An asset management tool like AMPthilly treats each badge as an asset with a holder, status and full history: issues and returns are recorded events with dates and condition, replacements are noted on the record, and the audit history shows every change permanently - the trail an access review actually wants. Badges can be issued in bulk as part of an onboarding kit, and the register is searchable by holder or status in seconds. The free plan covers 3 users and 25 assets, no card required - a clean way to pilot the approach on one team before rolling it out via pricing tiers.
FAQ
How do you track employee ID badges? As issued, returnable assets: badge number, holder, issue date, access level and status in one register, with issues, replacements and returns logged as dated events.
What should a badge issuance log include? Badge number, holder, issue date, what it opens, current status, the replacement chain and the return date and condition when it comes back.
What is the right process when an employee loses their badge? Deactivate first, reprint second - mark the old badge lost, kill it in the access system, then issue the replacement as a new linked record.
How do you make sure badges come back at offboarding? The leaver’s still-assigned list is the checklist. Record the return, deactivate the card as a separate confirmed step, and set a due date for remote leavers.

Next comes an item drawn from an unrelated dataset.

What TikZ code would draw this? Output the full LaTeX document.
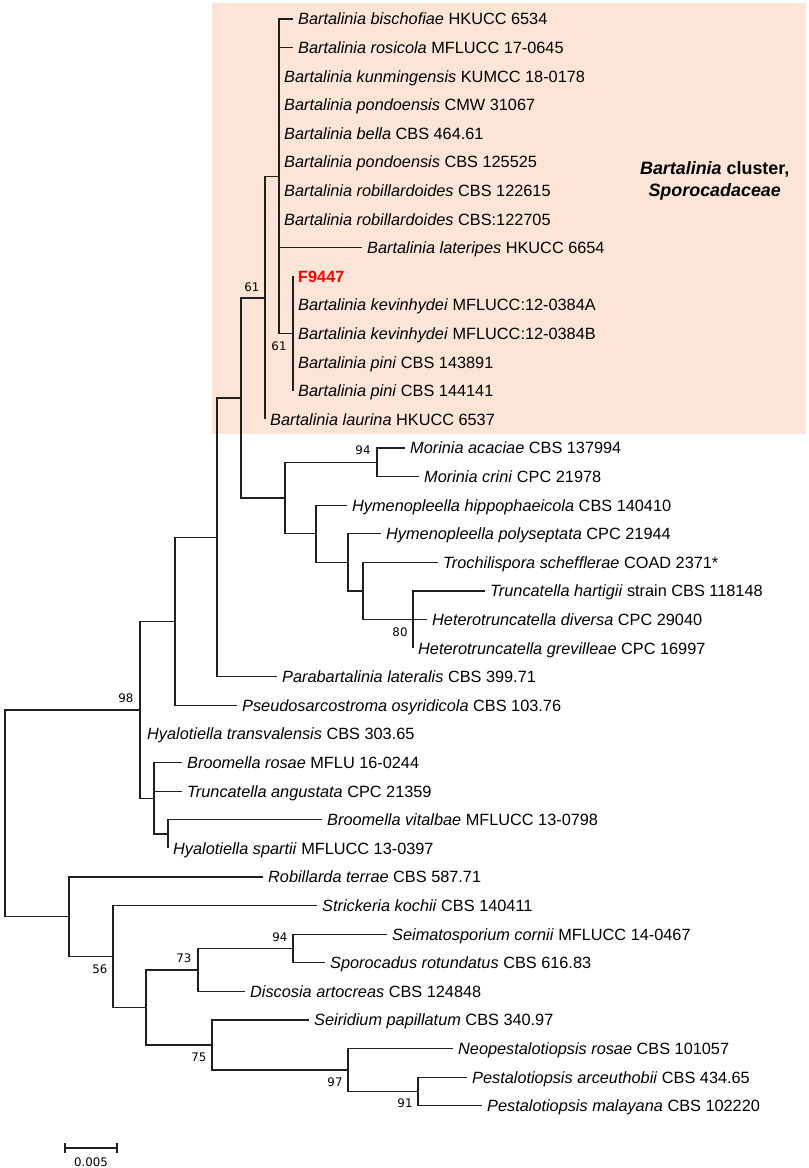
\documentclass[tikz,border=0pt]{standalone}
\usepackage{fontspec}
\setmainfont{Liberation Sans}
\newfontfamily\bsfam{DejaVu Sans}
\definecolor{peach}{HTML}{FCE4D6}
\definecolor{fred}{HTML}{FF0000}
\newcommand\labfont{\fontsize{16.3}{18}\selectfont}
\newcommand\bsfont{\bsfam\fontsize{11.8}{13}\selectfont}
\newcommand\leaf[5]{\coordinate (#1) at (#2,#3);
  \node[lab] (#1t) at ([xshift=5pt]#1) {\textit{#4} #5};}
\tikzset{
  br/.style={line width=1.35pt, draw=black!88},
  lab/.style={anchor=west, inner sep=0pt, text height=11.7pt, text depth=0pt, font=\labfont},
  bs/.style={inner sep=0pt, font=\bsfont},
}
\begin{document}
\begin{tikzpicture}[x=1pt,y=-1pt]
\useasboundingbox (0,0) rectangle (809,1168);
\fill[peach] (212,3) rectangle (806,434);
\node[align=center, inner sep=0pt, font=\fontsize{17.9}{22}\selectfont\bfseries] (clu) at (714.7,181)
  {\textit{Bartalinia} cluster,\\ \textit{Sporocadaceae}};
% leaves
\leaf{L0}{293}{19.0}{Bartalinia bischofiae}{HKUCC 6534}
\leaf{L1}{293}{47.6}{Bartalinia rosicola}{MFLUCC 17-0645}
\leaf{L2}{279}{76.2}{Bartalinia kunmingensis}{KUMCC 18-0178}
\leaf{L3}{279}{104.8}{Bartalinia pondoensis}{CMW 31067}
\leaf{L4}{279}{133.4}{Bartalinia bella}{CBS 464.61}
\leaf{L5}{279}{162.0}{Bartalinia pondoensis}{CBS 125525}
\leaf{L6}{279}{190.6}{Bartalinia robillardoides}{CBS 122615}
\leaf{L7}{279}{219.2}{Bartalinia robillardoides}{CBS:122705}
\leaf{L8}{362}{247.8}{Bartalinia lateripes}{HKUCC 6654}
\coordinate (L9) at (293,276.4);
\node[lab, text=fred, font=\labfont\bfseries] (L9t) at ([xshift=5pt]L9) {F9447};
\leaf{L10}{293}{305.0}{Bartalinia kevinhydei}{MFLUCC:12-0384A}
\leaf{L11}{293}{333.6}{Bartalinia kevinhydei}{MFLUCC:12-0384B}
\leaf{L12}{293}{362.2}{Bartalinia pini}{CBS 143891}
\leaf{L13}{293}{390.8}{Bartalinia pini}{CBS 144141}
\leaf{L14}{265}{419.4}{Bartalinia laurina}{HKUCC 6537}
\leaf{L15}{405}{448.0}{Morinia acaciae}{CBS 137994}
\leaf{L16}{419}{476.6}{Morinia crini}{CPC 21978}
\leaf{L17}{347}{505.2}{Hymenopleella hippophaeicola}{CBS 140410}
\leaf{L18}{381}{533.8}{Hymenopleella polyseptata}{CPC 21944}
\leaf{L19}{438}{562.4}{Trochilispora schefflerae}{COAD 2371*}
\leaf{L20}{485}{591.0}{Truncatella hartigii}{strain CBS 118148}
\leaf{L21}{427}{619.6}{Heterotruncatella diversa}{CPC 29040}
\leaf{L22}{413}{648.2}{Heterotruncatella grevilleae}{CPC 16997}
\leaf{L23}{277}{676.8}{Parabartalinia lateralis}{CBS 399.71}
\leaf{L24}{237}{705.4}{Pseudosarcostroma osyridicola}{CBS 103.76}
\coordinate (L25) at (140,734.0);
\node[lab] (L25t) at ([xshift=7pt]L25) {\textit{Hyalotiella transvalensis} CBS 303.65};
\leaf{L26}{182}{762.6}{Broomella rosae}{MFLU 16-0244}
\leaf{L27}{182}{791.2}{Truncatella angustata}{CPC 21359}
\leaf{L28}{322}{819.8}{Broomella vitalbae}{MFLUCC 13-0798}
\leaf{L29}{168}{848.4}{Hyalotiella spartii}{MFLUCC 13-0397}
\leaf{L30}{263}{877.0}{Robillarda terrae}{CBS 587.71}
\leaf{L31}{317}{905.6}{Strickeria kochii}{CBS 140411}
\leaf{L32}{387}{934.2}{Seimatosporium cornii}{MFLUCC 14-0467}
\leaf{L33}{325}{962.8}{Sporocadus rotundatus}{CBS 616.83}
\leaf{L34}{245}{991.4}{Discosia artocreas}{CBS 124848}
\leaf{L35}{309}{1020.0}{Seiridium papillatum}{CBS 340.97}
\leaf{L36}{453}{1048.6}{Neopestalotiopsis rosae}{CBS 101057}
\leaf{L37}{467}{1077.2}{Pestalotiopsis arceuthobii}{CBS 434.65}
\leaf{L38}{482}{1105.8}{Pestalotiopsis malayana}{CBS 102220}
% internal nodes
\coordinate (nF) at (293,333.6);
\coordinate (nB1) at (279,176.3);
\coordinate (nB) at (265,297.85);
\coordinate (nMor) at (377,462.3);
\coordinate (nT) at (413,619.6);
\coordinate (nTr) at (363,591.0);
\coordinate (nPo) at (348,562.4);
\coordinate (nHy) at (316,533.8);
\coordinate (nMH) at (285,498.05);
\coordinate (nA4) at (241,397.95);
\coordinate (nA3) at (217,537.4);
\coordinate (nA2) at (175,621.4);
\coordinate (nBr2) at (168,834.1);
\coordinate (nBr) at (154,798.35);
\coordinate (nA1) at (140,709.9);
\coordinate (nP2) at (418,1091.5);
\coordinate (nP1) at (348,1070.05);
\coordinate (nS2) at (212,1045.0);
\coordinate (nSe) at (293,948.5);
\coordinate (nD) at (198,969.95);
\coordinate (nL3) at (146,1007.5);
\coordinate (nL2) at (113,956.55);
\coordinate (nL1) at (69,916.8);
\coordinate (root) at (5,813.35);
% branches
\foreach \p/\c in {nB1/L0,nB1/L1,nB1/L2,nB1/L3,nB1/L4,nB1/L5,nB1/L6,nB1/L7,nB1/L8,nB1/nF,
  nF/L9,nF/L10,nF/L11,nF/L12,nF/L13,nB/nB1,nB/L14,nA4/nB,nA4/nMH,nMH/nMor,nMH/nHy,
  nMor/L15,nMor/L16,nHy/L17,nHy/nPo,nPo/L18,nPo/nTr,nTr/L19,nTr/nT,nT/L20,nT/L21,nT/L22,
  nA3/nA4,nA3/L23,nA2/nA3,nA2/L24,nA1/nA2,nA1/L25,nA1/nBr,nBr/L26,nBr/L27,nBr/nBr2,
  nBr2/L28,nBr2/L29,root/nA1,root/nL1,nL1/L30,nL1/nL2,nL2/L31,nL2/nL3,nL3/nD,nL3/nS2,
  nD/nSe,nD/L34,nSe/L32,nSe/L33,nS2/L35,nS2/nP1,nP1/L36,nP1/nP2,nP2/L37,nP2/L38}
  {\draw[br] (\p) |- (\c);}
% bootstrap values
\node[bs] (b1) at (252,287) {61};
\node[bs] (b2) at (279,346) {61};
\node[bs] (b3) at (363,450) {94};
\node[bs] (b4) at (400,632) {80};
\node[bs] (b5) at (126,698) {98};
\node[bs] (b6) at (100,969) {56};
\node[bs] (b7) at (184,958) {73};
\node[bs] (b8) at (280,937) {94};
\node[bs] (b9) at (199,1057) {75};
\node[bs] (b10) at (335,1082) {97};
\node[bs] (b11) at (405,1103) {91};
% scale bar
\coordinate (s1) at (65,1148);
\coordinate (s2) at (117,1148);
\draw[br, line width=1.1pt] (s1) -- (s2);
\draw[br, line width=1.1pt] ([yshift=5pt]s1) -- ([yshift=-5pt]s1);
\draw[br, line width=1.1pt] ([yshift=5pt]s2) -- ([yshift=-5pt]s2);
\node[bs] (sl) at (91,1162) {0.005};
\end{tikzpicture}
\end{document}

How should visitor badges be tracked? As a numbered pool: signed out to a named visitor and host, signed back in at departure, counted daily.
The takeaway
A badge register is really an answer to one question: does the set of live credentials match the set of current people? Issue every badge as an event, deactivate before reprinting, let the register drive offboarding, and count the visitor pool daily. None of it is hard - it just has to happen every time, which is exactly what a register enforces and a spreadsheet hopes for.